Sudah jadi cerita turun-temurun di Sulawesi Selatan khususnya Makassar, kalau tari pepe-pepeka ri makka punya hubungan dengan Nabi Ibrahim.
Etnis.ID – Masyarakat di Paropo, Kecamatan Panakukkang, salah satu daerah di Makassar, Sulawesi Selatan, dikenal dengan paganrang bulo. Jika ada hajatan, mereka kerap diundang untuk menampilkan tarian tersebut.
Selain paganrang bulo, Paropo juga identik dengan tarian pepe-pepeka ri makka. Tarian ini cukup unik, karena penarinya membiarkan api menjilati pakaiannya. Namun, para penari tak terbakar sama sekali.
Dalam buku Abdurrazak, Sejarah Lokal Sulawesi Selatan, tari pepe-pepeka ri makka adalah salah satu jenis kesenian tradisi rakyat di kalangan etnis Makassar.
Secara historis tari pepe-pepeka ri makka terkait dengan penyebaran agama Islam sekitar abad ke-17 terutama di Kabupaten Gowa yang merupakan gerbang awal masuknya agama Islam.
Dalam jurnal yang ditulis Afidatul Asmar, Pesan Dakwah dalam tari pepe-pepeka ri makka, disebut kalau tari pepe-pepeka ri makka mulai muncul di Kampung Sero pada tahun 1942, yang waktu itu digabungkan dalam paket seni tradisi rakyat yang ada pada masyarakat etnis Makassar yang disebut ganrang bulo.
Tari pepe-pepeka ri makka merupakan bentuk pertunjukan seni
tradisi rakyat yang bernafaskan Islam yang dilengkapi dengan properti api (Syakhruni, Fungsi dan Bentuk Penyajian Tari Pepe-pepeka ri Makka pada Masyarakat Etnis Makassar).
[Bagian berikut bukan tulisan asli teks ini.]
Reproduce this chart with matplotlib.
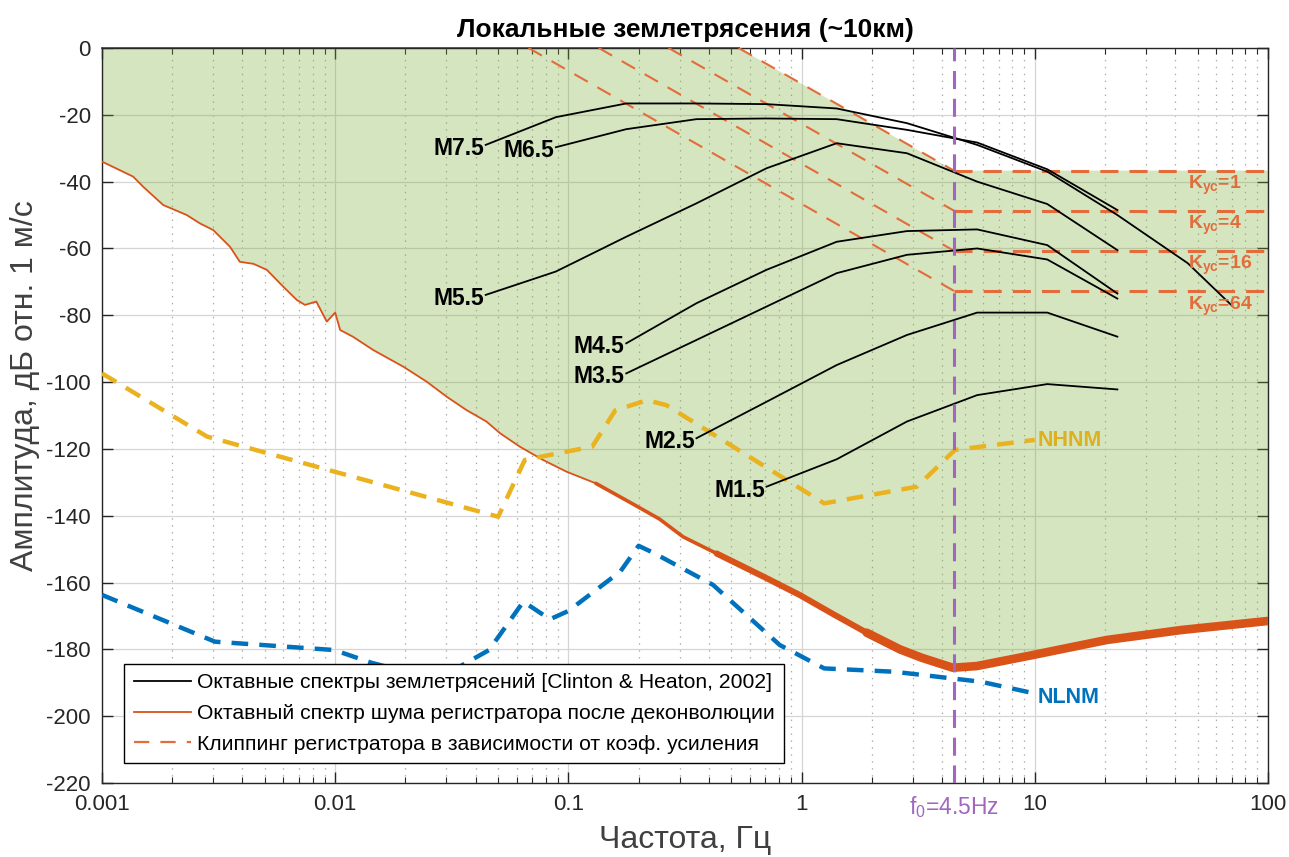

Ide-ide tersebut muncul berdasarkan kisah ketika Nabi Ibrahim pada waktu dibakar, namun tidak dimakan api. Tarian ini juga memiliki nilai ritual ritual, begitu pula dengan musik dan syairnya yang berkisah tentang nabi Ibrahim. Mantra itu pun diadopsi dalam bahasa Makassar (Abdurrazak. Sejarah Lokal Sulawesi Selatan).
Berikut secuplik syair yang dikemas Afidatul, yang berhubungan dengan tarian api itu: Pepe-pepeka ri Makka lanterayya ri Madinah, parombasai natakabbere dunia yang artinya api di Mekah lentera atau obor dari Madinah kobarkanlah sehingga dunia berkumandang takbir.
Cukup menarik jika mendengar dan menyaksikan ganrang bulo dan pepe-pepe ka ri makka, sebab musik dan bunyi kendangnya enak didengar. Menjalankan ritus ini, memang harus memainkan biola khas Makassar yang bentuknya menyerupai rebab (alat musik gesek khas Arab), dan rebana.
Lebih jauh soal sejarah mengapa pepeka ri makka, konon Raja Gowa I Manga’rangi menuntut Dato ri Bandang menunjukkan kedahsyatan agama Islam.
Ulama Minangkabau ini pun menusukkan badik ke lengannya. Ajaib, darah tak mengucur. ”Kisah pengislaman raja-raja di Sulsel memang diwarnai kesaktian dan supranatural,” ujar Dr. Abu Hamid, dosen Antropologi Unhas, semasa hidupnya, yang dijuluki Kitab Hdup Bugis-Makassar.
Sementara Daeng Arsyad, pemain ganrang bulo dalam banyak literatur juga mengaku, kalau semasa bocah, penghuni Kampung Paropo selalu menarikannya di saat menjelang lebaran.
Mengutip kisah leluhurnya, Arsyad menyebutkan, ketika Ramadan hampir usai, umat Islam di sana bergembira. Cermin kegembiraannya, mereka pun memasang obor di halaman rumah.
Di saat seperti itu, penduduk turun ke halaman. Kegembiraan yang meluap membikin mereka memainkan api obor. ”Mungkin dari situ tercipta tari pepe,” kisah Arsyad.
Dari buyut Arsyad, turun ke kakeknya. Kemudian, kekeknya mewariskan kepada orangtuanya. Kini, Arsyad giat melatih 14 pemuda untuk mewariskan tradisi leluhurnya. ”Mereka justru kini lebih kuat dan tahan lama dipanggang,” tandas Arsyad.